Sie wussten nicht, wohin ich mich wieder verändern würde mit dieser
Selbstständigkeit, dieser Veränderung in meinen Leben. Menschen, die auch aus
Liebe wollten, dass alles so bleibt, wie sie es kannten. Ihre Antworten waren ihre
natürliche Reaktion auf unvorbereitete Veränderung, auf erhöhtes Risiko, niedrige Beständigkeit, auf meine in ihren Augen skurrile Aktion, einen Job zu kündigen und eine Firma zu eröffnen.
Lessons Learned
Ich lernte in dieser Nacht, dass auch ich als Multipassionate-Entrepeneur anscheinend das Bedürfnis
der Beständigkeit habe. Es manifestiert sich in meinem die Beständigkeit
lebenden und liebenden Umfeld an Freunden.
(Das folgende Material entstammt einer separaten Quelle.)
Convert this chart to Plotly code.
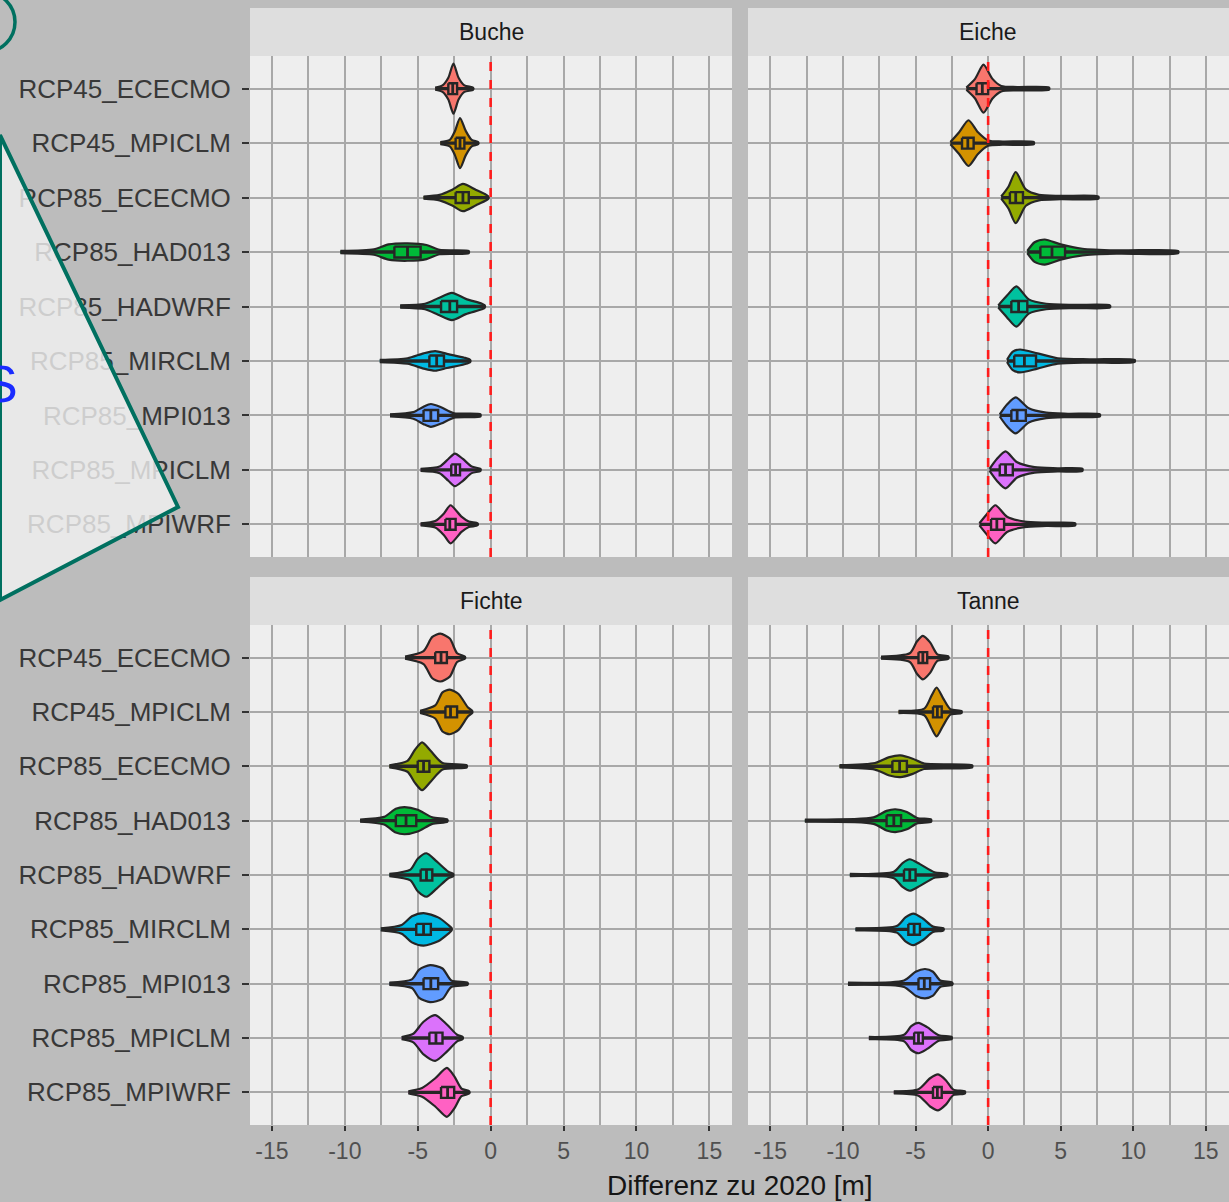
import plotly.graph_objects as go

W, H = 1229, 1202

categories = ["RCP45_ECECMO", "RCP45_MPICLM", "RCP85_ECECMO", "RCP85_HAD013",
              "RCP85_HADWRF", "RCP85_MIRCLM", "RCP85_MPI013", "RCP85_MPICLM",
              "RCP85_MPIWRF"]
colors = ["#F8766D", "#D39200", "#93AA00", "#00BA38", "#00C19F",
          "#00B9E3", "#619CFF", "#DB72FB", "#FF61C3"]
panels = ["Buche", "Eiche", "Fichte", "Tanne"]
x_ticks = [-15, -10, -5, 0, 5, 10, 15]

# ---- violin outline knots (x positions) and half widths (category units) ----
buche_vx = [
    [-3.8, -3.3, -2.9, -2.55, -2.2, -1.8, -1.2],
    [-3.45, -2.8, -2.45, -2.1, -1.7, -1.3, -0.85],
    [-4.6, -3.5, -2.6, -1.9, -1.0, -0.3, -0.15],
    [-10.3, -8.0, -7.0, -5.7, -4.4, -3.5, -1.5],
    [-6.2, -4.5, -3.6, -2.65, -1.7, -0.6, -0.4],
    [-7.6, -5.7, -4.6, -3.8, -3.0, -1.8, -1.4],
    [-6.9, -5.3, -4.6, -4.1, -3.4, -2.5, -0.7],
    [-4.8, -3.5, -2.9, -2.45, -1.9, -1.3, -0.7],
    [-4.8, -3.8, -3.2, -2.75, -2.0, -1.5, -0.9],
]
buche_vw = [
    [0.02, 0.06, 0.2, 0.46, 0.2, 0.06, 0.02],
    [0.02, 0.06, 0.22, 0.46, 0.22, 0.06, 0.02],
    [0.02, 0.05, 0.15, 0.25, 0.14, 0.05, 0.02],
    [0.02, 0.05, 0.14, 0.16, 0.13, 0.04, 0.02],
    [0.02, 0.05, 0.15, 0.25, 0.14, 0.05, 0.02],
    [0.02, 0.05, 0.14, 0.18, 0.13, 0.06, 0.02],
    [0.02, 0.06, 0.16, 0.21, 0.15, 0.04, 0.02],
    [0.02, 0.06, 0.2, 0.3, 0.2, 0.06, 0.02],
    [0.02, 0.06, 0.2, 0.35, 0.14, 0.05, 0.02],
]
buche_q1 = [-2.9, -2.4, -2.4, -6.6, -3.4, -4.2, -4.6, -2.7, -3.1]
buche_med = [-2.6, -2.1, -1.9, -5.7, -2.8, -3.7, -4.1, -2.4, -2.8]
buche_q3 = [-2.3, -1.8, -1.5, -4.8, -2.3, -3.2, -3.6, -2.1, -2.4]

eiche_vx = [
    [-1.5, -0.9, -0.32, 0.3, 0.9, 2.0, 4.2],
    [-2.6, -2.0, -1.35, -0.7, 0.0, 1.0, 3.15],
    [0.9, 1.4, 1.9, 2.6, 3.5, 5.0, 7.6],
    [2.7, 3.2, 3.9, 5.0, 6.5, 9.0, 13.1],
    [0.7, 1.3, 1.95, 2.8, 4.0, 6.0, 8.4],
    [1.3, 1.7, 2.2, 3.4, 4.8, 7.0, 10.1],
    [0.8, 1.3, 1.9, 2.8, 4.0, 5.5, 7.7],
    [0.1, 0.6, 1.2, 2.0, 3.2, 4.8, 6.5],
    [-0.6, -0.05, 0.5, 1.3, 2.5, 4.0, 6.0],
]
eiche_vw = [
    [0.02, 0.18, 0.44, 0.18, 0.05, 0.03, 0.02],
    [0.02, 0.2, 0.42, 0.2, 0.05, 0.03, 0.02],
    [0.02, 0.2, 0.47, 0.15, 0.05, 0.03, 0.02],
    [0.02, 0.18, 0.23, 0.14, 0.06, 0.03, 0.02],
    [0.02, 0.2, 0.37, 0.13, 0.05, 0.03, 0.02],
    [0.02, 0.17, 0.21, 0.14, 0.05, 0.03, 0.02],
    [0.02, 0.2, 0.33, 0.13, 0.05, 0.03, 0.02],
    [0.02, 0.2, 0.34, 0.14, 0.05, 0.03, 0.02],
    [0.02, 0.2, 0.35, 0.14, 0.05, 0.03, 0.02],
]
eiche_q1 = [-0.8, -1.8, 1.5, 3.6, 1.6, 1.8, 1.6, 0.8, 0.2]
eiche_med = [-0.4, -1.4, 1.9, 4.4, 2.1, 2.5, 2.0, 1.2, 0.6]
eiche_q3 = [0.0, -1.0, 2.4, 5.3, 2.7, 3.3, 2.6, 1.7, 1.1]

fichte_vx = [
    [-5.87, -4.6, -4.0, -3.45, -2.8, -2.3, -1.76],
    [-4.84, -3.8, -3.3, -2.8, -2.2, -1.55, -1.26],
    [-6.94, -5.7, -5.2, -4.7, -4.1, -3.3, -1.64],
    [-8.95, -7.3, -6.5, -5.9, -5.0, -4.0, -2.97],
    [-6.94, -5.5, -5.0, -4.4, -3.7, -2.9, -2.56],
    [-7.53, -6.1, -5.4, -4.6, -3.6, -2.9, -2.67],
    [-6.94, -5.4, -4.9, -4.15, -3.3, -2.7, -1.58],
    [-6.1, -5.3, -4.6, -3.8, -3.0, -2.3, -1.92],
    [-5.64, -4.7, -3.8, -3.0, -2.5, -2.0, -1.46],
]
fichte_vw = [
    [0.02, 0.12, 0.38, 0.44, 0.35, 0.08, 0.02],
    [0.02, 0.12, 0.36, 0.41, 0.33, 0.08, 0.02],
    [0.02, 0.1, 0.3, 0.44, 0.28, 0.06, 0.02],
    [0.02, 0.07, 0.22, 0.25, 0.2, 0.06, 0.02],
    [0.02, 0.1, 0.3, 0.4, 0.25, 0.06, 0.02],
    [0.02, 0.08, 0.24, 0.3, 0.22, 0.08, 0.02],
    [0.02, 0.08, 0.26, 0.34, 0.28, 0.06, 0.02],
    [0.02, 0.08, 0.3, 0.42, 0.25, 0.06, 0.02],
    [0.02, 0.08, 0.26, 0.45, 0.3, 0.07, 0.02],
]
fichte_q1 = [-3.8, -3.1, -5.0, -6.5, -4.8, -5.1, -4.6, -4.2, -3.4]
fichte_med = [-3.4, -2.75, -4.6, -5.8, -4.4, -4.6, -4.1, -3.75, -2.95]
fichte_q3 = [-3.0, -2.3, -4.2, -5.1, -4.0, -4.1, -3.6, -3.3, -2.5]

tanne_vx = [
    [-7.38, -5.4, -4.9, -4.5, -4.0, -3.5, -2.74],
    [-6.17, -4.4, -3.9, -3.55, -3.1, -2.6, -1.83],
    [-10.24, -7.8, -6.8, -6.05, -5.2, -4.4, -1.1],
    [-12.63, -7.9, -7.0, -6.4, -5.6, -4.9, -3.93],
    [-9.53, -6.5, -5.9, -5.4, -4.7, -3.7, -2.81],
    [-9.14, -6.3, -5.7, -5.15, -4.5, -3.8, -3.08],
    [-9.66, -5.8, -5.0, -4.35, -3.8, -3.3, -2.47],
    [-8.22, -5.8, -5.3, -4.8, -4.2, -3.4, -2.51],
    [-6.5, -4.8, -4.0, -3.45, -2.9, -2.4, -1.6],
]
tanne_vw = [
    [0.02, 0.08, 0.3, 0.4, 0.28, 0.06, 0.02],
    [0.02, 0.06, 0.3, 0.45, 0.25, 0.05, 0.02],
    [0.02, 0.06, 0.17, 0.2, 0.14, 0.05, 0.02],
    [0.02, 0.06, 0.18, 0.21, 0.16, 0.05, 0.02],
    [0.02, 0.06, 0.22, 0.29, 0.2, 0.05, 0.02],
    [0.02, 0.06, 0.22, 0.29, 0.2, 0.05, 0.02],
    [0.02, 0.06, 0.22, 0.27, 0.22, 0.06, 0.02],
    [0.02, 0.06, 0.22, 0.28, 0.2, 0.05, 0.02],
    [0.02, 0.06, 0.26, 0.33, 0.22, 0.05, 0.02],
]
tanne_q1 = [-4.8, -3.8, -6.6, -7.0, -5.8, -5.5, -4.8, -5.1, -3.8]
tanne_med = [-4.5, -3.5, -6.1, -6.5, -5.4, -5.1, -4.4, -4.8, -3.5]
tanne_q3 = [-4.2, -3.2, -5.6, -6.0, -5.0, -4.7, -4.0, -4.5, -3.2]

panel_data = {
    "Buche": (buche_vx, buche_vw, buche_q1, buche_med, buche_q3),
    "Eiche": (eiche_vx, eiche_vw, eiche_q1, eiche_med, eiche_q3),
    "Fichte": (fichte_vx, fichte_vw, fichte_q1, fichte_med, fichte_q3),
    "Tanne": (tanne_vx, tanne_vw, tanne_q1, tanne_med, tanne_q3),
}

# ---- layout geometry (pixels) ----
def px(xp):
    return xp / W


def py(yp):
    return 1 - yp / H


x_dom = [[px(250), px(732)], [px(748), 1.0]]
y_dom = [[py(557), py(56)], [py(1125), py(625)]]
strip_y = [[py(56), py(8)], [py(625), py(577)]]
x_ranges = [[-16.5, 16.55], [-16.55, 16.6]]
strip_cx = [px(491), px(988)]

BOX_HALF = 0.1
DARK = "#262626"
FONT = "Liberation Sans, Arial, sans-serif"
fig = go.Figure()

for pi, name in enumerate(panels):
    axn = "" if pi == 0 else str(pi + 1)
    xa, ya = "x" + axn, "y" + axn
    vx, vw, q1, med, q3 = panel_data[name]
    tail_x, tail_y, med_x, med_y = [], [], [], []
    for ci, cat in enumerate(categories):
        yc = ci + 1
        xs = vx[ci]
        ws = vw[ci]
        poly_x = xs + xs[::-1]
        poly_y = [yc - w for w in ws] + [yc + w for w in ws[::-1]]
        fig.add_trace(go.Scatter(
            x=poly_x, y=poly_y, xaxis=xa, yaxis=ya, mode="lines",
            fill="toself", fillcolor=colors[ci],
            line=dict(color=DARK, width=2.2, shape="spline", smoothing=0.7),
            hoverinfo="skip", showlegend=False))
        tail_x += [xs[0], xs[-1], None]
        tail_y += [yc, yc, None]
    fig.add_trace(go.Scatter(
        x=tail_x, y=tail_y, xaxis=xa, yaxis=ya, mode="lines",
        line=dict(color=DARK, width=3.4), hoverinfo="skip", showlegend=False))
    for ci, cat in enumerate(categories):
        yc = ci + 1
        fig.add_trace(go.Scatter(
            x=[q1[ci], q3[ci], q3[ci], q1[ci], q1[ci]],
            y=[yc - BOX_HALF, yc - BOX_HALF, yc + BOX_HALF, yc + BOX_HALF, yc - BOX_HALF],
            xaxis=xa, yaxis=ya, mode="lines", fill="toself",
            fillcolor=colors[ci], line=dict(color=DARK, width=2.4),
            hoverinfo="skip", showlegend=False))
        med_x += [med[ci], med[ci], None]
        med_y += [yc - BOX_HALF, yc + BOX_HALF, None]
    fig.add_trace(go.Scatter(
        x=med_x, y=med_y, xaxis=xa, yaxis=ya, mode="lines",
        line=dict(color=DARK, width=2.8), hoverinfo="skip", showlegend=False))

    col = pi % 2
    row = pi // 2
    xkey = "xaxis" + axn
    ykey = "yaxis" + axn
    fig.layout[xkey] = dict(
        domain=x_dom[col], anchor=ya, range=x_ranges[col],
        tickvals=x_ticks, ticktext=[str(t) for t in x_ticks],
        showticklabels=(row == 1), ticks="outside" if row == 1 else "",
        ticklen=5, tickwidth=2, tickcolor="#333333",
        tickfont=dict(family=FONT, size=23, color="#505050"),
        showgrid=True, gridcolor="#a8a8a8", gridwidth=2,
        minor=dict(dtick=2.5, tick0=0, showgrid=True, gridcolor="#a8a8a8", gridwidth=2),
        zeroline=False, showline=False, fixedrange=True)
    fig.layout[ykey] = dict(
        domain=y_dom[row], anchor=xa, range=[9.6, 0.4],
        tickvals=list(range(1, len(categories) + 1)), ticktext=categories,
        showticklabels=(col == 0), ticks="outside" if col == 0 else "",
        ticklen=7, tickwidth=2, tickcolor="#333333", ticklabelstandoff=6,
        tickfont=dict(family=FONT, size=26, color="#383838"),
        showgrid=True, gridcolor="#a8a8a8", gridwidth=2,
        zeroline=False, showline=False, fixedrange=True)

    # strip
    fig.add_shape(type="rect", xref="paper", yref="paper",
                  x0=x_dom[col][0], x1=x_dom[col][1],
                  y0=strip_y[row][0], y1=strip_y[row][1],
                  fillcolor="#dedede", line=dict(width=0), layer="below")
    fig.add_annotation(x=strip_cx[col],
                       y=(strip_y[row][0] + strip_y[row][1]) / 2,
                       xref="paper", yref="paper", text=name, showarrow=False,
                       xanchor="center", yanchor="middle",
                       font=dict(family=FONT, size=23, color="#1a1a1a"))
    # dashed zero line
    fig.add_shape(type="line", xref=xa, yref=ya + " domain", x0=0, x1=0, y0=0, y1=1,
                  line=dict(color="#ff1c1c", width=2.6, dash="dash"))

# axis title
fig.add_annotation(x=px(740), y=py(1185), xref="paper", yref="paper",
                   text="Differenz zu 2020 [m]", showarrow=False,
                   xanchor="center", yanchor="middle",
                   font=dict(family=FONT, size=28, color="#151515"))

# slide overlay (callout polygon, partial circle and letter at left edge)
fig.add_shape(type="path", xref="paper", yref="paper",
              path=f"M 0,{py(135)} L {px(178)},{py(507)} L 0,{py(600)} Z",
              fillcolor="rgba(242,242,242,0.8)", line=dict(color="#007060", width=4),
              layer="above")
fig.add_shape(type="circle", xref="paper", yref="paper",
              x0=px(-45), x1=px(15), y0=py(52), y1=py(-8),
              line=dict(color="#007060", width=3.5), layer="above")
fig.add_annotation(x=0, y=py(384), xref="paper", yref="paper", text="S",
                   showarrow=False, xanchor="center", yanchor="middle",
                   font=dict(family=FONT, size=52, color="#1a2cff"))

fig.update_layout(
    width=W, height=H, margin=dict(l=0, r=0, t=0, b=0),
    paper_bgcolor="#bcbcbc", plot_bgcolor="#eeeeee",
    showlegend=False)

fig.write_html("out.html", config={"displayModeBar": False},
               post_script="document.body.style.margin='0';document.body.style.overflow='hidden';")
Ich lernte, dass ich Erwartungen an sie gestellt hatte, die sie niemals erfüllen
konnten, nämlich allesamt zu reagieren, wie es meinen Werten entsprach.
Und ich lernte wieder einmal, dass, wenn ich mich verändere, sich
auch ein Teil meines Umfeldes mit mir ändert. Ich brauchte kein neues Umfeld,
ich musste mein Umfeld aber erweitern. Erweitern um einen Kreis von Menschen, die tickten
wie ich. Die begeistert Gratulationen aussprechen, wenn jemand ihnen mitteilt,
dass er seine Träume verwirklicht, neue Wege geht oder sich selbstständig
macht. Menschen, die ihre Ideen in Pläne und Ziele umsetzen und stolz diese
neuen Wege gehen, was auch immer sie dort erwarten mag.
Was tat ich also? Ich freute und
freue mich über meine vorhandenen Freunde, die nur das Beste für mich wollen, aber ich habe mich bewusst auf die Suche begeben nach Menschen, deren wildes
Herz schlägt wie meins. Ich habe festgestellt, es gibt viele von uns da draußen.
Ich lernte, dass wir mit einer beruflichen Selbstständigkeit täglich viel
erfahren und lernen dürfen, und das am allermeisten über uns selbst.